Special teams may have been Notre Dame’s biggest problem area last season. The kick and punt return coverage was awful, and changed the momentum in a negative way numerous times. That is the reason Brian Polian has been brought in as full-time special teams coach. Justin Yoon and Tyler Newsome have both shown flashes of brilliance at kicker and punter, but are sometimes inconsistent. Look for CJ Sanders to return kickoffs and Chris Finke to be back for punts for the Irish. While there is renewed commitment to this area from the Notre Dame coaching staff, the Irish have a lot to prove on special teams.

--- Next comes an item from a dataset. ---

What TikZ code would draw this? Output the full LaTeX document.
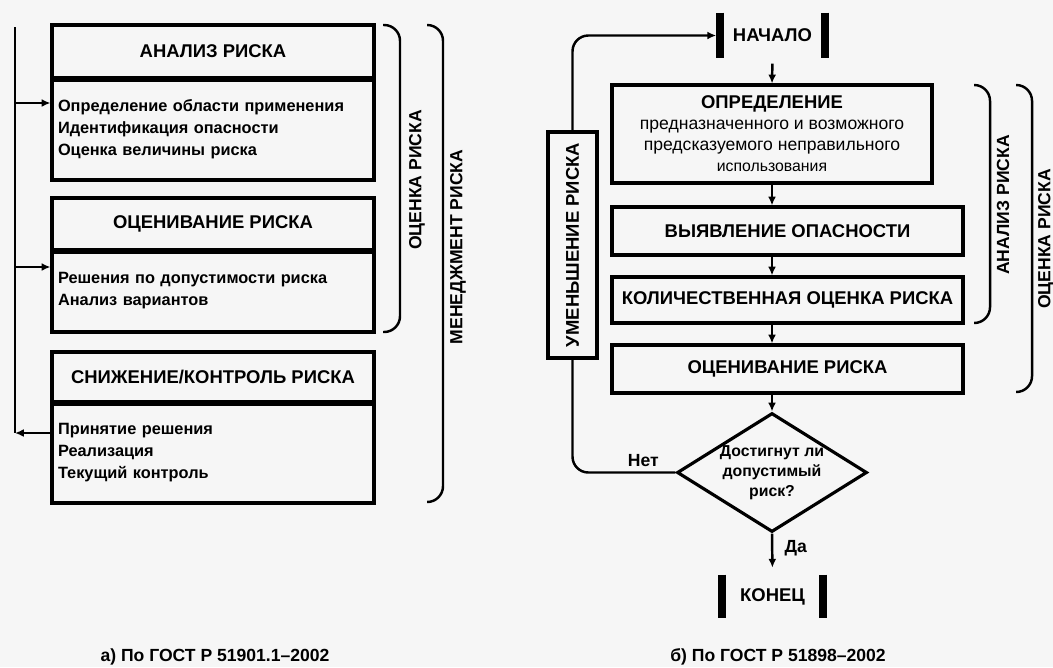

If Notre Dame were coming off almost any other season, I would be much more weary of this game. However, after going 4-8 last year I don’t see the Irish overlooking anyone, even with Georgia looming next week. The Irish will come out hungry and looking to prove that this season will go nothing like 2016. With an experienced and talented offensive line, look for Notre Dame to come out running the ball against a depleted Temple front seven. The Owls may keep it close in the first half, but look for the Irish to pull away in the 3rd quarter.
Notre Dame 38 Temple 17
Tailgate Song of the Week
Each week I’ll be giving my tailgate song of the week, a must have for any playlist in the Joyce Lot. This week it’s an all-time classic: September by Earth, Wind, and Fire. September is just getting started and everybody’s feeling good at 0-0. So why not go with the 70s feel good hit?